Nannies with whips
Thu. November 20, 2008Categories: Abstract Dynamics
- Surprise, surprise. How we all hate the nanny state – until nanny takes a day off. Then we want nannies galore. We want nannies with whips, nannies with locks, keys and public inquiries. Labour, Liberal or Tory nannies are suddenly the order of the day. The response to the case of 17-month-old Baby P has been a classic of incoherent social comment. The media, which normally excoriates every case of local authority meddling and red tape, has torn into Haringey council for failing to spot a dreadful case of child abuse.
Well, quite. This is the most puzzling aspect of the Baby P moral panic: right wing commentators calling for more state regulation. It’s especially noteworthy since social workers’ standard straw man role in right wing delirium is as do-gooding meddlers and child stealers, ready to break up families on the slightest of pretexts. This is proof, once again, of the essential libidinal function that public servants play in late capitalism: as figures to be blamed when things go wrong.

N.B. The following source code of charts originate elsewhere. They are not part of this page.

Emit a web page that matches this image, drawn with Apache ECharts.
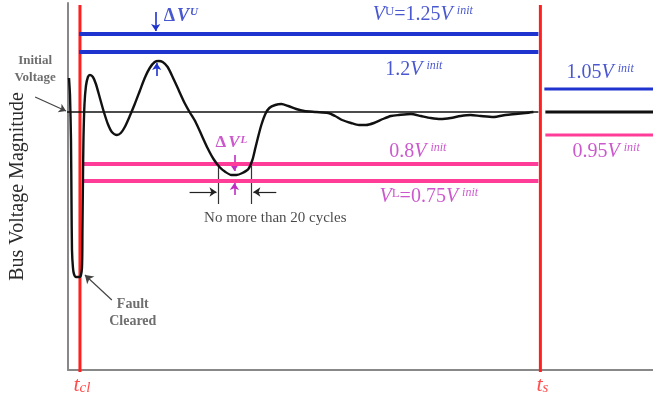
<!DOCTYPE html>
<html>
<head>
<meta charset="utf-8">
<script src="https://cdn.jsdelivr.net/npm/echarts@6/dist/echarts.min.js"></script>
<style>html,body{margin:0;padding:0;background:#fff}#c{width:653px;height:398px}</style>
</head>
<body>
<div id="c"></div>
<script>
// ---- data (diagram units: x = time, y = bus voltage magnitude) ----
const timeNames = ['cl', 's'];
const timeValues = [12, 474];

const upperLevelNames = ['1.25', '1.2'];
const upperLevelValues = [336, 318];
const initialLevel = 258;
const lowerLevelNames = ['0.8', '0.75'];
const lowerLevelValues = [206, 189];
const postLevelNames = ['1.05', '1', '0.95'];
const postLevelValues = [281, 258, 235];

const curveX = [1,2,3,3.5,4,5,6,8,12,14,14.5,15,15.5,16.5,18,20,22,25,28,32,36,40,44,49,53,57,62,67,72,77,82,87,91,95,100,105,111,117,122,128,134,140,146,152,158,164,169,175,181,185,188,191,194,198,202,208,214,221,229,237,249,261,268,275,284,292,299,307,316,324,332,344,354,364,374,384,394,404,414,427,439,449,459,467];
const curveY = [292,275,230,170,120,102,96,93,93,102,140,190,230,265,284,293,295,293,286,272,258,246,238,235,237,243,254,266,279,292,302,308,309,308,303,293,280,267,258,248,235,222,211,203,198,195,195,197,201,210,222,234,245,256,262,265,266,264,261,259,258,257,254,250,247,245,245,247,251,254,255,256,254,252,251,252,254,255,254,253,255,256,257,258];

const durationLimitCycles = 20;
const troughWindow = [151, 184];

// ---- styling ----
const SERIF = 'Liberation Serif';
const BLUE = '#1f33cf', BLUE_T = '#1c2dc4';
const PINK = '#ff3d98', MAG = '#bf2ec2';
const RED = '#ff1f1f';
const X_MAX = 587, Y_MAX = 367;

function levelSeries(y, x0, x1, color, width) {
  return { type: 'line', data: [[x0, y], [x1, y]], showSymbol: false, silent: true, clip: false,
    lineStyle: { color: color, width: width } };
}
function arrow(from, to, color, width, arrowSize, head) {
  return { type: 'lines', coordinateSystem: 'cartesian2d', clip: false, silent: true,
    symbol: head === false ? ['none', 'none'] : ['none', 'arrow'], symbolSize: arrowSize || 7,
    lineStyle: { color: color, width: width || 1.2, opacity: 1, curveness: 0 },
    data: [{ coords: [from, to] }] };
}
function richBase(color, size) {
  return {
    n: { fontFamily: SERIF, fontSize: size, color: color },
    v: { fontFamily: SERIF, fontSize: size, fontStyle: 'italic', color: color },
    supi: { fontFamily: SERIF, fontSize: Math.round(size * 0.6), fontStyle: 'italic', color: color, verticalAlign: 'top', padding: [0, 0, 0, 4] },
    supr: { fontFamily: SERIF, fontSize: Math.round(size * 0.65), color: color, verticalAlign: 'top' },
    sub: { fontFamily: SERIF, fontSize: Math.round(size * 0.7), fontStyle: 'italic', color: color, verticalAlign: 'bottom' }
  };
}
const notes = [];
function note(pos, text, rich, align) {
  notes.push({ value: pos, label: { show: true, position: 'inside', formatter: text, rich: rich, align: align || 'center', verticalAlign: 'middle' } });
}
function deltaRich(color, size) {
  return {
    d: { fontFamily: SERIF, fontSize: size, fontWeight: 'bold', color: color },
    vb: { fontFamily: SERIF, fontSize: size, fontWeight: 'bold', fontStyle: 'italic', color: color, padding: [0, 1, 0, 2] },
    sb: { fontFamily: SERIF, fontSize: Math.round(size * 0.62), fontWeight: 'bold', fontStyle: 'italic', color: color, verticalAlign: 'top' } };
}

const tcl = timeValues[0], ts = timeValues[1];
const series = [];

// red time marks
timeValues.forEach(t => series.push({ type: 'line', data: [[t, -2], [t, 365]], showSymbol: false, clip: false, silent: true, lineStyle: { color: RED, width: 3 } }));
// upper limits
upperLevelValues.forEach(v => series.push(levelSeries(v, tcl - 1, ts - 2, BLUE, 4)));
// lower limits
lowerLevelValues.forEach(v => series.push(levelSeries(v, tcl + 4, ts - 2, PINK, 4)));
// initial voltage
series.push(levelSeries(initialLevel, -4, ts - 2, '#111', 1.5));
// post-settling band
series.push(levelSeries(postLevelValues[0], ts + 4, X_MAX, BLUE, 3));
series.push(levelSeries(postLevelValues[1], ts + 5, X_MAX, '#111', 3));
series.push(levelSeries(postLevelValues[2], ts + 5, X_MAX, PINK, 3));
// voltage curve
series.push({ type: 'line', data: curveX.map((x, i) => [x, curveY[i]]), showSymbol: false, smooth: 0.25, clip: false, silent: true,
  lineStyle: { color: '#111', width: 2.4 } });

// annotation arrows
series.push(arrow([88, 358], [88, 339], BLUE, 1.6, 7));
series.push(arrow([89, 294], [89, 307], BLUE, 1.6, 7));
series.push(arrow([167, 215], [167, 199], MAG, 1.6, 7));
series.push(arrow([167, 175], [167, 187], MAG, 1.6, 7));
series.push(arrow([troughWindow[0] - 29, 178], [troughWindow[0] - 2, 178], '#222', 1.2, 7));
series.push(arrow([troughWindow[1] + 25, 178], [troughWindow[1] + 2, 178], '#222', 1.2, 7));
series.push(arrow([troughWindow[0], 206], [troughWindow[0], 166], '#333', 1.2, 7, false));
series.push(arrow([troughWindow[1], 206], [troughWindow[1], 166], '#333', 1.2, 7, false));
series.push(arrow([-33, 273], [-2, 259], '#444', 1.2, 7));
series.push(arrow([44, 70], [17, 95], '#444', 1.2, 8));

// text notes
const rb = richBase(BLUE_T, 20), rm = richBase(MAG, 20), rr = richBase(RED, 22);
note([356, 355], '{v|V}{supr|U}{n|=1.25}{v|V}{supi|init}', rb);
note([347, 300], '{n|1.2}{v|V}{supi|init}', rb);
note([534, 297], '{n|1.05}{v|V}{supi|init}', rb);
note([351, 218], '{n|0.8}{v|V}{supi|init}', rm);
note([362, 173], '{v|V}{supr|L}{n|=0.75}{v|V}{supi|init}', rm);
note([540, 218], '{n|0.95}{v|V}{supi|init}', rm);
note([96, 354], '{d|Δ}{vb|V}{sb|U}', deltaRich(BLUE_T, 18), 'left');
note([164, 227], '{d|Δ}{vb|V}{sb|L}', deltaRich(MAG, 17));
note([208, 152], '{a|No more than ' + durationLimitCycles + ' cycles}', { a: { fontFamily: SERIF, fontSize: 15, color: '#1a1a1a' } });
note([-33, 301], '{a|Initial}\n{a|Voltage}', { a: { fontFamily: SERIF, fontSize: 13, fontWeight: 'bold', color: '#4a4a4a', lineHeight: 17, align: 'center' } });
note([65, 57], '{a|Fault}\n{a|Cleared}', { a: { fontFamily: SERIF, fontSize: 14, fontWeight: 'bold', color: '#4a4a4a', lineHeight: 17, align: 'center' } });
timeValues.forEach((t, i) => note([t + 2, -15], '{v|t}{sub|' + timeNames[i] + '}', rr));

series.push({ type: 'scatter', data: notes, symbolSize: 0, clip: false, silent: true, z: 10 });

const chart = echarts.init(document.getElementById('c'), null, { renderer: 'canvas' });
chart.setOption({
  animation: false,
  backgroundColor: '#fff',
  grid: { left: 66, right: 0, top: 3, bottom: 28 },
  xAxis: { type: 'value', min: 0, max: X_MAX, axisLine: { show: true, lineStyle: { color: '#888', width: 2 } },
    axisTick: { show: false }, axisLabel: { show: false }, splitLine: { show: false } },
  yAxis: { type: 'value', min: 0, max: Y_MAX, name: 'Bus Voltage Magnitude', nameLocation: 'middle', nameGap: 40, nameRotate: 90,
    nameTextStyle: { fontFamily: SERIF, fontSize: 20, color: '#2a2a2a' },
    axisLine: { show: true, lineStyle: { color: '#888', width: 2 } },
    axisTick: { show: false }, axisLabel: { show: false }, splitLine: { show: false } },
  series: series
});
</script>
</body>
</html>
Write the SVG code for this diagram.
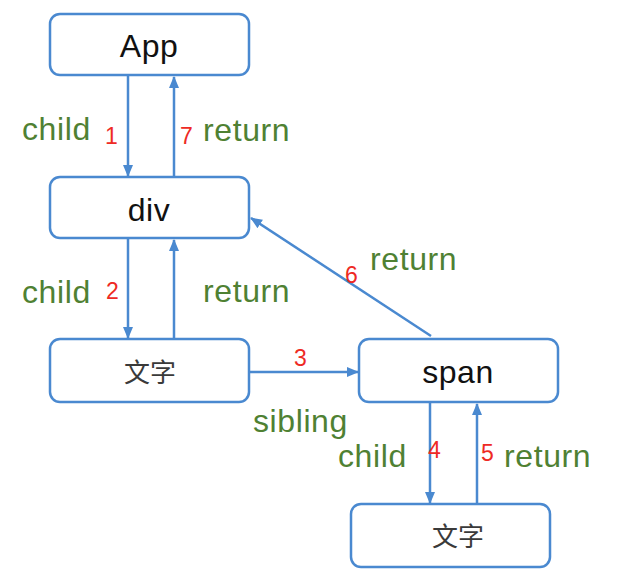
<svg xmlns="http://www.w3.org/2000/svg" width="621" height="574" viewBox="0 0 621 574">
<style>
.box{fill:#fff;stroke:#4a89d0;stroke-width:2.5}
.name{font-family:"Liberation Sans",Arial,sans-serif;font-size:32px;fill:#111;text-anchor:middle;letter-spacing:0.5px}
.cjk{font-family:"Noto Sans CJK SC",sans-serif;font-size:26px;fill:#3a3a3a;text-anchor:middle}
.lbl{font-family:"Liberation Sans",Arial,sans-serif;font-size:32px;fill:#4f8133;letter-spacing:0.6px}
.num{font-family:"Liberation Sans",Arial,sans-serif;font-size:23px;fill:#ee2a24}
.edge{stroke:#4a89d0;stroke-width:2.5;fill:none;marker-end:url(#ah)}
</style>
<defs>
<marker id="ah" markerUnits="userSpaceOnUse" markerWidth="12" markerHeight="12" viewBox="0 0 12 12" refX="11" refY="6" orient="auto">
<path d="M0,1 L12,6 L0,11 Z" fill="#4a89d0"/>
</marker>
</defs>
<rect width="621" height="574" fill="#fff"/>
<g id="connectors">
<line class="edge" x1="128" y1="76" x2="128" y2="176"/>
<line class="edge" x1="174" y1="177" x2="174" y2="77"/>
<line class="edge" x1="128" y1="239" x2="128" y2="338"/>
<line class="edge" x1="174" y1="339" x2="174" y2="240"/>
<line class="edge" x1="250" y1="372" x2="358" y2="372"/>
<line class="edge" x1="431" y1="336" x2="251" y2="218"/>
<line class="edge" x1="430" y1="403" x2="430" y2="503"/>
<line class="edge" x1="477" y1="504" x2="477" y2="404"/>
<text class="lbl" x="22" y="140">child</text>
<text class="num" x="105" y="144">1</text>
<text class="num" x="180" y="144">7</text>
<text class="lbl" x="203" y="141">return</text>
<text class="lbl" x="22" y="303">child</text>
<text class="num" x="106" y="299">2</text>
<text class="lbl" x="203" y="302">return</text>
<text class="num" x="294" y="366">3</text>
<text class="lbl" x="253" y="432">sibling</text>
<text class="num" x="345" y="283">6</text>
<text class="lbl" x="370" y="270">return</text>
<text class="lbl" x="338" y="467">child</text>
<text class="num" x="428" y="458">4</text>
<text class="num" x="481" y="461">5</text>
<text class="lbl" x="504" y="467">return</text>
</g>
<g id="app">
<rect class="box" x="50" y="14" width="199" height="61" rx="10"/>
<text class="name" x="149" y="57">App</text>
</g>
<g id="div">
<rect class="box" x="50" y="177" width="199" height="61" rx="10"/>
<text class="name" x="149" y="221">div</text>
</g>
<g id="text1">
<rect class="box" x="50" y="339" width="199" height="63" rx="10"/>
<text class="cjk" x="150" y="382">文字</text>
</g>
<g id="span">
<rect class="box" x="359" y="339" width="199" height="63" rx="10"/>
<text class="name" x="458" y="383">span</text>
</g>
<g id="text2">
<rect class="box" x="351" y="504" width="199" height="63" rx="10"/>
<text class="cjk" x="458" y="546">文字</text>
</g>
</svg>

Of course, the Baby P story has emerged just as the Jonathan Ross/ Russell Brand scandal has faded; and the fact that it coincides with the John Sergeant furore shows how media-manufactured outrages produce strange equivalences (appalling child abuse, a telephone prank gone wrong and a beloved television presenter leaving a light entertainment TV show are implicitly deemed to be equally worthy objects of our excited patterns). As Charlie Brooker pointed out in his Screenwipe programme this week, newspapers, long since outdone by the web as deliverers of news, increasingly rely on campaigns to attract readers. But it’s no accident, surely, that all three of these latest campaigns centrally feature public services.